US consumer confidence continued to decline in October, remaining at a five-month low. The final value of the University of Michigan's October Consumer Sentiment Index stood at 53.6, down 1.5 points from September, below the market expectation of 55, and reflecting a significant decrease of 24% compared to the same period last year. This index is currently 36.4% lower than the average since 1978, highlighting an extreme level of pessimism. Joanne Hsu, the survey director at the University of Michigan, stated that there was little overall change in confidence this month; while young consumers showed slight improvement, middle-aged and older groups experienced notable declines. Current personal financial conditions have seen minor improvement, but expectations for future finances have weakened. Consumers generally believe there has been no significant change in economic conditions compared to last month, with inflation and high prices remaining overwhelming sources of pressure.

Notably, despite the ongoing federal government shutdown, only around 2% of respondents mentioned the potential impact of the shutdown on the economy, far lower than the 10% observed during the 2019 shutdown. Historically, the current index level is below the corresponding levels at the onset of the last six US recessions, indicating that consumer sentiment has entered a typical pre-recessionary pessimistic zone. In October, the Current Economic Conditions Index (CECI) dropped for the fourth consecutive month to 58.6, marking a three-year low, a month-on-month decline of 3.0%, and a year-on-year drop of 9.7%, weaker than the market forecast of 61. The Consumer Expectations Index (CEI) also fell for the fourth straight month to 50.3, the lowest since May, with a month-on-month decrease of 2.7% and an alarming year-on-year contraction of 32.1%, also falling below the market expectation of 51.2.

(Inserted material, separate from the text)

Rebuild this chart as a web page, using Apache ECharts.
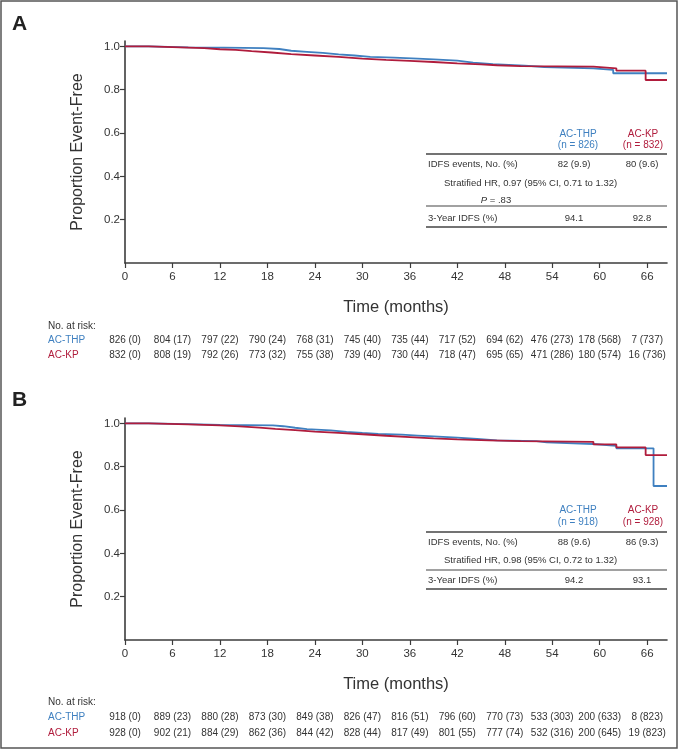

Expectations for one-year inflation dipped from 4.7% to 4.6%. Long-term inflation expectations rose from 3.7% to 3.9%, still below the high levels seen in April of this year. The increase in long-term inflation expectations this month primarily came from Republicans and independent voters. Whether short-term or long-term, inflation uncertainty has risen across the board, indicating consumers' lack of confidence in anchoring inflation trajectories. Overall, consumer confidence continues to face pressure under high inflation, price stickiness, and policy uncertainties, with current conditions and outlook sentiments weakening in sync, pushing the index down into the typical recession zone, making economic softening signals increasingly pronounced.